— Instructions for the task —
Each line containing the word "diagram" needs to be copied.

——

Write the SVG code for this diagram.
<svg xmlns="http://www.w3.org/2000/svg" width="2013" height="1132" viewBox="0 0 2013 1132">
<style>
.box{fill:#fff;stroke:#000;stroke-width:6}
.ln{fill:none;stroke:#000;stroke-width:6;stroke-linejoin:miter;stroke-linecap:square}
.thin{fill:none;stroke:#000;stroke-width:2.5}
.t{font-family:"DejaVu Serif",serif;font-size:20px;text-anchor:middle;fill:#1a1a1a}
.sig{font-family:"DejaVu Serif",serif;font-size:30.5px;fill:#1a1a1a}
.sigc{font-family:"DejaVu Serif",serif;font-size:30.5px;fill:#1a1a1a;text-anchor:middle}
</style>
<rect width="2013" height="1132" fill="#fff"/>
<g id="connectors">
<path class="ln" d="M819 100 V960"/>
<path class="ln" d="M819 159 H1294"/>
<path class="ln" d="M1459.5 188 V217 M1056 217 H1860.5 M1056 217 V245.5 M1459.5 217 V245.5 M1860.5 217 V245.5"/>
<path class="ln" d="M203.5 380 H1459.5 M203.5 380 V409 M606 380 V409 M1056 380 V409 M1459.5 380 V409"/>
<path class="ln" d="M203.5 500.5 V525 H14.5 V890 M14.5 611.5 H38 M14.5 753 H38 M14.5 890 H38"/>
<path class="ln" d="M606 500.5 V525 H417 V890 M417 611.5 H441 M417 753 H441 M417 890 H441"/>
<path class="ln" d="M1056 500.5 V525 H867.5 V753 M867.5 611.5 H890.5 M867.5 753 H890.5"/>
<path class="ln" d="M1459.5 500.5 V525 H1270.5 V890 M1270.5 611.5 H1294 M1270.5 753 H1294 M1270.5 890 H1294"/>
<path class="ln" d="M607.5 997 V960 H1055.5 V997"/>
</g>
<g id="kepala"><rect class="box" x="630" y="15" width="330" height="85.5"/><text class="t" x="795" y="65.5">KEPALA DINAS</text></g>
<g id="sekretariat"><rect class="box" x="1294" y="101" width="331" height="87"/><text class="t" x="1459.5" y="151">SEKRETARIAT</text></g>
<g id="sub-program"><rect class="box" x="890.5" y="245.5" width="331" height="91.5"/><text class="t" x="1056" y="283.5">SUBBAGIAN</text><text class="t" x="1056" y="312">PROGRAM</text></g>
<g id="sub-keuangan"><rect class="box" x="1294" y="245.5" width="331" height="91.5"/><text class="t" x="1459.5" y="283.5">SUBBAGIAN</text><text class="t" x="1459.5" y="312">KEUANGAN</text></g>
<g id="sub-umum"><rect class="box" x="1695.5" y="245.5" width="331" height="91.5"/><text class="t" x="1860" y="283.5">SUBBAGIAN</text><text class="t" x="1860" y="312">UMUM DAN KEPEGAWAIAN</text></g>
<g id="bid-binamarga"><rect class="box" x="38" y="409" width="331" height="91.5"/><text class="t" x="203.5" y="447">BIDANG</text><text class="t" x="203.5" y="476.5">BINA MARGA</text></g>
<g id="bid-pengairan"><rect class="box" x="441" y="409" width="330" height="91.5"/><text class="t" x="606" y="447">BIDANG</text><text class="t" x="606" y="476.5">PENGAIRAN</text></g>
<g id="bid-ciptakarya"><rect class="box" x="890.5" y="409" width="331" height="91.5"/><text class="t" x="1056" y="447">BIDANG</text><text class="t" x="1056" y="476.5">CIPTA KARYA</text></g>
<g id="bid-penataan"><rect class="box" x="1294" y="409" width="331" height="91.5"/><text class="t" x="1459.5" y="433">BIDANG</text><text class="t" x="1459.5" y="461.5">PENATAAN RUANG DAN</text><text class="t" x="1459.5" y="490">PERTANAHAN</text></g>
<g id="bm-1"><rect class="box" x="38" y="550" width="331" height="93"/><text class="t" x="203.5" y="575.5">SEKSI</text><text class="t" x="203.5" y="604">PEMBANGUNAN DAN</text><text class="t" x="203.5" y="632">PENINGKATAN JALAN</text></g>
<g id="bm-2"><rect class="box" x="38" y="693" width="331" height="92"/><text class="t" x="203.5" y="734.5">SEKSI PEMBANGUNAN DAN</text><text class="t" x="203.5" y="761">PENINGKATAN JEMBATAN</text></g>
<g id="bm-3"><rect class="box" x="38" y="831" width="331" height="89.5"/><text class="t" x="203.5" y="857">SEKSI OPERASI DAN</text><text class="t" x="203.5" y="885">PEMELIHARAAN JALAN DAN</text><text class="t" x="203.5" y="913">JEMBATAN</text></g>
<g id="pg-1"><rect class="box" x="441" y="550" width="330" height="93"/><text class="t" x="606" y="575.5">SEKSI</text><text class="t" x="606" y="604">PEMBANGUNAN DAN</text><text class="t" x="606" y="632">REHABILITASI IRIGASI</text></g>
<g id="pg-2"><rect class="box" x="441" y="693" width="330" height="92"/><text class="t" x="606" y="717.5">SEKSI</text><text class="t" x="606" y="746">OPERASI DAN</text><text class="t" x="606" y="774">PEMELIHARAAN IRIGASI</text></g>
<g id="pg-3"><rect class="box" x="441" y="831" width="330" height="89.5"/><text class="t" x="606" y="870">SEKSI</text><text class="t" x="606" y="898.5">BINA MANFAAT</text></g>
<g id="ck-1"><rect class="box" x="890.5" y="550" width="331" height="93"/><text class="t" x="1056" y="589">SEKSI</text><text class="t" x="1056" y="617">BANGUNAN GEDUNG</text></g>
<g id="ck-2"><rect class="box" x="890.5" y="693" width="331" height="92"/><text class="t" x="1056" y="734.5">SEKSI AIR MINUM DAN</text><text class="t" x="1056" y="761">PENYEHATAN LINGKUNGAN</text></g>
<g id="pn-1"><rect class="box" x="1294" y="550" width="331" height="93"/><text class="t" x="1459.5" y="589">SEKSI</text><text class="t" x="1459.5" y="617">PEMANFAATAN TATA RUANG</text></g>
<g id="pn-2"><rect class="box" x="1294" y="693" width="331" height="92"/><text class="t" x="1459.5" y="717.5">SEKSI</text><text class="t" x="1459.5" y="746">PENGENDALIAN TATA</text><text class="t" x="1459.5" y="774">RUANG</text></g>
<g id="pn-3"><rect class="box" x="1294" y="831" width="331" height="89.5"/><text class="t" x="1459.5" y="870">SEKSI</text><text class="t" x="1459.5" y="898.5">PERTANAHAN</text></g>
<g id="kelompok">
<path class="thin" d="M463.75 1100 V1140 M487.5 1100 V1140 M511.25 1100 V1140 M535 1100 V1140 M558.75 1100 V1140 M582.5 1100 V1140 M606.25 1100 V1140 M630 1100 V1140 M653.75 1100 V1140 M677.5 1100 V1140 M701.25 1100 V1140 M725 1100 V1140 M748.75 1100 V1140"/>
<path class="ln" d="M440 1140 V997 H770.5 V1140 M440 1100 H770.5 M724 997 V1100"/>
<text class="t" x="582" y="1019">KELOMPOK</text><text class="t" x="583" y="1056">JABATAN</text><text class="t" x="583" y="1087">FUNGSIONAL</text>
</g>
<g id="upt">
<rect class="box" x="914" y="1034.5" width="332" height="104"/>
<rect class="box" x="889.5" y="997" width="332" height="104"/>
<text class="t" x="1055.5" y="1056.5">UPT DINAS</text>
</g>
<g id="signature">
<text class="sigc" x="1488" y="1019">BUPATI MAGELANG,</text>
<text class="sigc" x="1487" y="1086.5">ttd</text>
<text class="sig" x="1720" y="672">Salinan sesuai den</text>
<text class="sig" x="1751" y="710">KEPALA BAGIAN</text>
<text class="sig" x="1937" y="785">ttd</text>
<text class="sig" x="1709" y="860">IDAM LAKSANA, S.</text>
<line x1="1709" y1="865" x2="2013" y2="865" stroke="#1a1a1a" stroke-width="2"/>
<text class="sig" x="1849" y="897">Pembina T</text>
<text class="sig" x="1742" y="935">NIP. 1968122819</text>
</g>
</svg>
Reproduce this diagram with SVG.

——

— Solution to the problem —
Write the SVG code for this diagram.
Reproduce this diagram with SVG.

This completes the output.